As to the second question, the testimony as to the price at which these buggies were sold was elicited from the *372witnesses of the defendant by plaintiff’s counsel on cross-examination. On the direct examination of defendant this subject was opened up by defendant’s counsel. Witness stated, on direct examination:

“We generally calculate to sell a buggy that we purchase for $40 at wholesale at a profit of from $15 to $20. That is the general profit made by dealers. We generally calculate about $15 for selling a buggy. We don’t always get it, but we try.”

On cross-examination the witness was asked at what price he sold the buggies in question, and it appears that he sold them all at the price of $60 each. It is clear that, in view of his claim that the buggies were practically worthless, this was proper and legitimate cross-examination, and a proper subject of comment to the jury.

The question as to whether a new issue was injected into the case arose in this manner: The plaintiff offered testimony in rebuttal tending to show that the warranty, when made, was a warranty coupled with an agreement to replace. This testimony was coupled with other testimony tending .to show that, after the buggies were all shipped, and after the complaints had come in, defendant visited the plaintiff’s place of business at Jackson, and it was then talked over and agreed as to what repairs would be necessary in order to make the transaction satisfactory to him. Plaintiff’s testimony also tended to show that it was agreed that, if four sets of wheels and two sets of side curtains were sent him, it would be all right, and be entirely satisfactory; that these repairs were shipped him, and that no further complaint was made. Defendant’s testimony upon this subject, upon cross-examination, was as follows:

“Yes, they asked me how many wheels I wanted to take the place of those that were defective, and I think I told him that I wanted four sets and some side curtains, and that that was all that was needed, so far as I knew at that time, to make the buggies good. I don’t think I told them that, if they furnished those wheels and side curtains, it would make the matter entirely satisfactory. I *373don’t remember what I did tell them. Yes, it made it satisfactory at that time; but it ran along, and later on some more of the wheels gave out. I wrote them for four sets more, and I told them what I wanted them for, and got them. Yes, they made the buggies all right then. No, that did not make them satisfactory to my customers. There has never been a man satisfied with the buggies yet. Yes, there is trouble with the second wheels that were put on. They are all going to pieces. Some were used only a little while before they went down. I don’t remember whether I ever called the attention of the sleigh company to that matter or not.”

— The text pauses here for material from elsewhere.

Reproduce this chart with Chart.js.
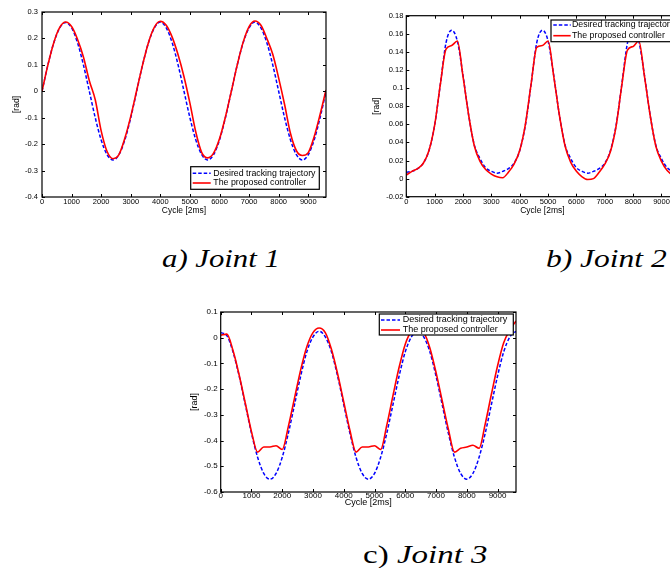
<!DOCTYPE html>
<html lang="en">
<head>
  <meta charset="UTF-8">
  <title>Joint tracking</title>
  <script src="https://cdn.jsdelivr.net/npm/chart.js@4"></script>
  <style>
    html, body {
      margin: 0;
      padding: 0;
      background: #fff;
      width: 670px;
      height: 568px;
      overflow: hidden;
    }
    canvas {
      position: absolute;
    }
    .cap {
      position: absolute;
      font-family: "Liberation Serif", "Times New Roman", serif;
      font-size: 25px;
      line-height: 25px;
      white-space: nowrap;
      transform-origin: 0 0;
      color: #000;
    }
    .cap i {
      font-style: italic;
    }
  </style>
</head>
<body>
  <canvas id="joint1" width="340" height="222" style="left:0px;top:0px"></canvas>
  <canvas id="joint2" width="360" height="222" style="left:330px;top:0px"></canvas>
  <canvas id="joint3" width="340" height="222" style="left:180px;top:300px"></canvas>

  <div class="cap" style="left:162px;top:246px;transform:scaleX(1.23)"><i>a) Joint 1</i></div>
  <div class="cap" style="left:546px;top:246px;transform:scaleX(1.26)"><i>b) Joint 2</i></div>
  <div class="cap" style="left:363px;top:542px;transform:scaleX(1.32)">c) <i>Joint 3</i></div>

  <script>
    // sample points along x (cycles of 2 ms)
    const cycles = [0, 200, 400, 600, 800, 1000, 1200, 1400, 1600, 1800,
      2000, 2200, 2400, 2600, 2800, 3000, 3200, 3400, 3600, 3800,
      4000, 4200, 4400, 4600, 4800, 5000, 5200, 5400, 5600, 5800,
      6000, 6200, 6400, 6600, 6800, 7000, 7200, 7400, 7600, 7800,
      8000, 8200, 8400, 8600, 8800, 9000, 9200, 9400, 9600];

    const seriesNames = ['Desired tracking trajectory', 'The proposed controller'];

    // a) Joint 1
    const joint1Desired = [0, 0.1, 0.184, 0.24, 0.26, 0.24, 0.184, 0.1, 0, -0.1,
      -0.184, -0.24, -0.26, -0.24, -0.184, -0.1, 0, 0.1, 0.184, 0.24,
      0.262, 0.24, 0.184, 0.1, 0, -0.1, -0.184, -0.24, -0.26, -0.24,
      -0.184, -0.1, 0, 0.1, 0.184, 0.24, 0.262, 0.24, 0.184, 0.1,
      0, -0.1, -0.184, -0.24, -0.26, -0.24, -0.184, -0.1, 0];
    const joint1Actual = [0, 0.1, 0.185, 0.242, 0.262, 0.245, 0.197, 0.13, 0.04, -0.032,
      -0.15, -0.228, -0.255, -0.24, -0.178, -0.095, 0.003, 0.1, 0.185, 0.243,
      0.265, 0.25, 0.205, 0.138, 0.055, -0.045, -0.155, -0.232, -0.252, -0.234,
      -0.18, -0.097, 0, 0.1, 0.186, 0.245, 0.266, 0.25, 0.2, 0.14,
      0.05, -0.05, -0.16, -0.225, -0.243, -0.232, -0.172, -0.088, 0.005];

    // b) Joint 2
    const joint2Desired = [0.007, 0.008, 0.011, 0.017, 0.031, 0.059, 0.104, 0.15, 0.164, 0.152,
      0.114, 0.07, 0.037, 0.022, 0.012, 0.008, 0.006, 0.008, 0.011, 0.017,
      0.031, 0.059, 0.104, 0.15, 0.164, 0.152, 0.114, 0.07, 0.037, 0.022,
      0.012, 0.008, 0.006, 0.008, 0.011, 0.017, 0.031, 0.059, 0.104, 0.15,
      0.164, 0.152, 0.114, 0.07, 0.037, 0.022, 0.012, 0.008, 0.006];
    const joint2Actual = [0.004, 0.008, 0.011, 0.017, 0.031, 0.059, 0.104, 0.143, 0.147, 0.152,
      0.113, 0.07, 0.036, 0.019, 0.01, 0.005, 0.002, 0.001, 0.007, 0.016,
      0.031, 0.06, 0.104, 0.145, 0.147, 0.152, 0.113, 0.07, 0.036, 0.018,
      0.008, 0.002, -0.001, 0, 0.007, 0.016, 0.03, 0.058, 0.103, 0.142,
      0.146, 0.152, 0.113, 0.07, 0.036, 0.019, 0.009, 0.004, 0.002];

    // c) Joint 3
    const joint3Desired = [0.02, 0.008, -0.055, -0.149, -0.26, -0.371, -0.465, -0.528, -0.55, -0.528,
      -0.465, -0.371, -0.26, -0.149, -0.055, 0.003, 0.025, 0.003, -0.055, -0.149,
      -0.26, -0.371, -0.465, -0.528, -0.55, -0.528, -0.465, -0.371, -0.26, -0.149,
      -0.055, 0.003, 0.025, 0.003, -0.055, -0.149, -0.26, -0.371, -0.465, -0.528,
      -0.55, -0.528, -0.465, -0.371, -0.26, -0.149, -0.055, 0.003, 0.025];
    const joint3Actual = [0.01, 0.014, -0.05, -0.145, -0.255, -0.365, -0.445, -0.425, -0.425, -0.42,
      -0.435, -0.345, -0.235, -0.125, -0.035, 0.02, 0.038, 0.02, -0.045, -0.14,
      -0.25, -0.36, -0.445, -0.425, -0.425, -0.42, -0.435, -0.34, -0.225, -0.115,
      -0.025, 0.025, 0.04, 0.022, -0.04, -0.135, -0.245, -0.355, -0.445, -0.43,
      -0.425, -0.418, -0.43, -0.335, -0.22, -0.11, -0.02, 0.03, 0.065];

    // tick positions
    const xTicks = [0, 1000, 2000, 3000, 4000, 5000, 6000, 7000, 8000, 9000];
    const joint1YTicks = [-0.4, -0.3, -0.2, -0.1, 0, 0.1, 0.2, 0.3];
    const joint2YTicks = [-0.02, 0, 0.02, 0.04, 0.06, 0.08, 0.1, 0.12, 0.14, 0.16, 0.18];
    const joint3YTicks = [-0.6, -0.5, -0.4, -0.3, -0.2, -0.1, 0, 0.1];

    Chart.defaults.font.family = '"Liberation Sans", Arial, sans-serif';
    Chart.defaults.color = '#000';

    // matlab style box with inward ticks + legend inside the axes
    const matlabBox = {
      id: 'matlabBox',
      afterDatasetsDraw(chart, args, opts) {
        const { ctx, chartArea: a, scales: { x, y } } = chart;
        const tl = opts.tick;
        ctx.save();
        ctx.strokeStyle = '#000';
        ctx.lineWidth = 1;
        ctx.setLineDash([]);
        ctx.beginPath();
        x.ticks.forEach(t => {
          const px = Math.round(x.getPixelForValue(t.value)) + 0.5;
          ctx.moveTo(px, a.bottom); ctx.lineTo(px, a.bottom - tl);
          ctx.moveTo(px, a.top); ctx.lineTo(px, a.top + tl);
        });
        y.ticks.forEach(t => {
          const py = Math.round(y.getPixelForValue(t.value)) + 0.5;
          ctx.moveTo(a.left, py); ctx.lineTo(a.left + tl, py);
          ctx.moveTo(a.right, py); ctx.lineTo(a.right - tl, py);
        });
        ctx.stroke();
        ctx.lineWidth = 1.2;
        ctx.strokeRect(a.left, a.top, a.right - a.left, a.bottom - a.top);

        // legend
        const lg = opts.legend;
        ctx.fillStyle = '#fff';
        ctx.fillRect(lg.x, lg.y, lg.w, lg.h);
        ctx.strokeRect(lg.x, lg.y, lg.w, lg.h);
        ctx.font = lg.font + 'px "Liberation Sans", Arial, sans-serif';
        ctx.textBaseline = 'middle';
        ctx.textAlign = 'left';
        chart.data.datasets.forEach((ds, i) => {
          const ry = lg.rows[i];
          ctx.strokeStyle = ds.borderColor;
          ctx.lineWidth = ds.borderWidth;
          ctx.setLineDash(ds.borderDash || []);
          ctx.beginPath();
          ctx.moveTo(lg.sx, ry);
          ctx.lineTo(lg.sx + lg.sw, ry);
          ctx.stroke();
          ctx.setLineDash([]);
          ctx.fillStyle = '#000';
          ctx.fillText(ds.label, lg.tx, ry);
        });
        ctx.restore();
      }
    };

    function pts(vals) {
      return cycles.map((c, i) => ({ x: c, y: vals[i] }));
    }

    function fmt(v) {
      return String(Number(v.toFixed(3)));
    }

    function jointChart(id, desired, actual, yTicks, g) {
      return new Chart(document.getElementById(id), {
        type: 'line',
        data: {
          datasets: [
            { label: seriesNames[0], data: pts(desired), borderColor: '#0000ff', borderWidth: 1.5, borderDash: [3.5, 2], order: 1 },
            { label: seriesNames[1], data: pts(actual), borderColor: '#ff0000', borderWidth: 1.6, order: 0 }
          ]
        },
        options: {
          responsive: false,
          animation: false,
          devicePixelRatio: 1,
          layout: { padding: g.pad },
          elements: {
            point: { radius: 0 },
            line: { cubicInterpolationMode: 'monotone', fill: false }
          },
          plugins: {
            legend: { display: false },
            tooltip: { enabled: false },
            matlabBox: { tick: 3, legend: g.legend }
          },
          scales: {
            x: {
              type: 'linear',
              bounds: 'data',
              min: 0,
              max: 9600,
              afterBuildTicks: s => { s.ticks = xTicks.map(v => ({ value: v })); },
              afterFit: s => { s.height = g.xh; },
              grid: { display: false, drawTicks: false },
              border: { display: false },
              ticks: { font: { size: g.tick, lineHeight: 1 }, padding: g.xtp, maxRotation: 0, autoSkip: false, callback: v => String(v) },
              title: { display: true, text: 'Cycle [2ms]', font: { size: g.title }, padding: { top: 0, bottom: g.xtb } }
            },
            y: {
              type: 'linear',
              bounds: 'data',
              min: yTicks[0],
              max: yTicks[yTicks.length - 1],
              afterBuildTicks: s => { s.ticks = yTicks.map(v => ({ value: v })); },
              afterFit: s => { s.width = g.yw; },
              grid: { display: false, drawTicks: false },
              border: { display: false },
              ticks: { font: { size: g.tick, lineHeight: 1 }, padding: g.ytp, autoSkip: false, callback: v => fmt(v) },
              title: { display: true, text: '[rad]', font: { size: g.title }, padding: { top: g.ytt, bottom: 0 } }
            }
          }
        },
        plugins: [matlabBox]
      });
    }

    jointChart('joint1', joint1Desired, joint1Actual, joint1YTicks, {
      pad: { left: 0, top: 12, right: 14, bottom: 0 },
      yw: 42, xh: 25, tick: 7.5, title: 8.5, xtp: 1, xtb: 6.2, ytp: 4, ytt: 11.6,
      legend: { x: 190.7, y: 166.7, w: 128.6, h: 22.6, sx: 192.7, sw: 18, tx: 213.3, rows: [173.3, 183], font: 8.8 }
    });

    jointChart('joint2', joint2Desired, joint2Actual, joint2YTicks, {
      pad: { left: 0, top: 15.7, right: 11.5, bottom: 0 },
      yw: 76.3, xh: 25.3, tick: 7.5, title: 8.5, xtp: 1, xtb: 6.2, ytp: 3, ytt: 41.6,
      legend: { x: 221, y: 20, w: 126.5, h: 21.7, sx: 223.3, sw: 17.4, tx: 242, rows: [25, 35.7], font: 8.8 }
    });

    jointChart('joint3', joint3Desired, joint3Actual, joint3YTicks, {
      pad: { left: 0, top: 12, right: 4, bottom: 0 },
      yw: 40.7, xh: 30, tick: 8, title: 9, xtp: 0, xtb: 13.6, ytp: 3, ytt: 9.6,
      legend: { x: 199.3, y: 14, w: 134, h: 21, sx: 201, sw: 19, tx: 222.7, rows: [20, 30], font: 9 }
    });
  </script>
</body>
</html>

The testimony on the part of the plaintiff was distinctly that its attention had never been called to any imperfections in the wheels and repairs sent as substitutes for the parts which had proven defective in the original shipment. The charge of the court complained of was as follows:

“The plaintiff claims that a new arrangement was made by it with the defendant on January 2, 1899, by which the question of defendant’s damages was settled and adjusted; that, by the terms of this agreement, the plaintiff was to furnish certain new parts to take the place of the defective ones, and that it did furnish such parts. If you find that such new agreement was made, then, as a matter of law, I instruct you that it was founded upon a sufficient consideration, and would be binding upon the parties; and, if such agreement was carried out, and the parts furnished, the defendant thereby waived any claim which he had for damages at that time, and no part of such claim could be allowed at this time. If a new agreement was made January 2, 1899, as claimed by the plaintiff, the original agreement must not be considered by you; and, if such new agreement was kept and performed by the plaintiff, your verdict must be for the plaintiff for the amount of its claim.”

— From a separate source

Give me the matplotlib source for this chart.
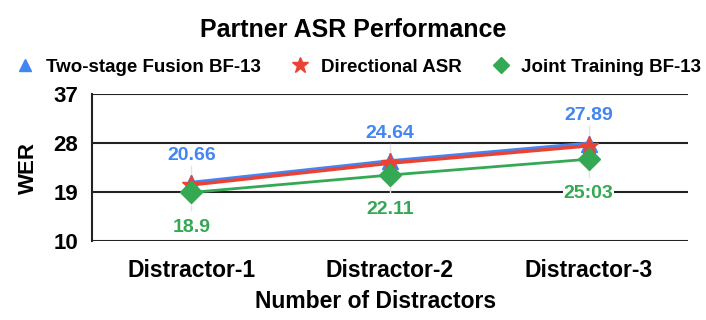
import matplotlib
matplotlib.use('Agg')
import matplotlib.pyplot as plt
from matplotlib.lines import Line2D

plt.rcParams['font.family'] = ['Liberation Sans', 'DejaVu Sans']

categories = ['Distractor-1', 'Distractor-2', 'Distractor-3']
two_stage = [20.66, 24.64, 27.89]
directional = [20.3, 24.3, 27.5]
joint = [18.9, 22.11, 25.03]
two_stage_labels = ['20.66', '24.64', '27.89']
joint_labels = ['18.9', '22.11', '25:03']
yticks = [10, 19, 28, 37]

blue = '#4285F4'
red = '#EA4335'
green = '#34A853'

fig = plt.figure(figsize=(7.06, 3.2), dpi=100)
ax = fig.add_axes([0.1303, 0.2478, 0.8442, 0.4575])

x = list(range(len(categories)))

# faint leader lines through each category
for i in x:
    ax.plot([i, i], [joint[i] - 3.2, two_stage[i] + 3.2], color='#e3e3e3', lw=1, zorder=1)

ax.plot(x, two_stage, color=blue, lw=3, marker='^', ms=11, zorder=3)
ax.plot(x, directional, color=red, lw=2.5, marker='*', ms=14, zorder=4)
ax.plot(x, joint, color=green, lw=2, marker='D', ms=11, zorder=5)

for i in x:
    ax.annotate(two_stage_labels[i], (i, two_stage[i]), xytext=(0, 20), textcoords='offset points',
                ha='center', va='center', color=blue, fontsize=14, fontweight='bold', zorder=6)
    ax.annotate(joint_labels[i], (i, joint[i]), xytext=(0, -25), textcoords='offset points',
                ha='center', va='center', color=green, fontsize=14, fontweight='bold', zorder=6,
                bbox=dict(facecolor='white', edgecolor='none', pad=0.5))

ax.set_xlim(-0.5, 2.5)
ax.set_ylim(10, 37)
ax.set_yticks(yticks)
ax.set_xticks(x)
ax.set_xticklabels(categories, fontsize=16.5, fontweight='bold')
for lbl in ax.get_yticklabels():
    lbl.set_fontsize(16)
    lbl.set_fontweight('bold')
ax.tick_params(axis='y', length=0, pad=10)
ax.tick_params(axis='x', length=0, pad=13)
ax.grid(axis='y', color='#222222', lw=1.5, zorder=0)
ax.set_axisbelow(True)
for s in ['top', 'right', 'bottom']:
    ax.spines[s].set_visible(False)
ax.spines['left'].set_color('#222222')
ax.spines['left'].set_linewidth(1.5)

ax.set_xlabel('Number of Distractors', fontsize=16.5, fontweight='bold', labelpad=6)
ax.xaxis.label.set_x(0.475)
ax.set_ylabel('WER', fontsize=16, fontweight='bold', labelpad=10)

fig.text(0.5, 0.905, 'Partner ASR Performance', ha='center', va='center', fontsize=18, fontweight='bold')

handles = [
    Line2D([], [], ls='none', marker='^', ms=9, color=blue),
    Line2D([], [], ls='none', marker='*', ms=12, color=red),
    Line2D([], [], ls='none', marker='D', ms=8, color=green),
]
names = ['Two-stage Fusion BF-13', 'Directional ASR', 'Joint Training BF-13']
fig.legend(handles, names, loc='center', bbox_to_anchor=(0.508, 0.79), ncol=3, frameon=False,
           handlelength=1.0, handletextpad=0.6, columnspacing=1.6,
           prop={'weight': 'bold', 'size': 13.5})

fig.savefig('out.png', dpi=100)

We think that this was not injecting a new issue into the record. The defendant set up recoupment. The plaintiff, to meet this, showed that the alleged breach of warranty had been adjusted between the parties, and that the terms agreed upon had been complied with. If this were so, it was not a new issue. It was a very proper way of meeting the defense urged. The jury could not *374have misunderstood this instruction, and the testimony tended very strongly to support the conclusion reached by the jury. It appears pretty clearly that no complaint was made from the 2d of January, 1899, after these repairs were shipped to the defendant, till about the time of the institution of the suit, on the 2d of August of that year.

But one other point is made in the brief of counsel for defendant, and, as counsel concede that this point, standing alone, would not be sufficient for a reversal of the case, it is unnecessary for us to discuss it.

The judgment will be affirmed.

Hooker, C. J., Moore and Grant, JJ., concurred. Long, J., did not sit.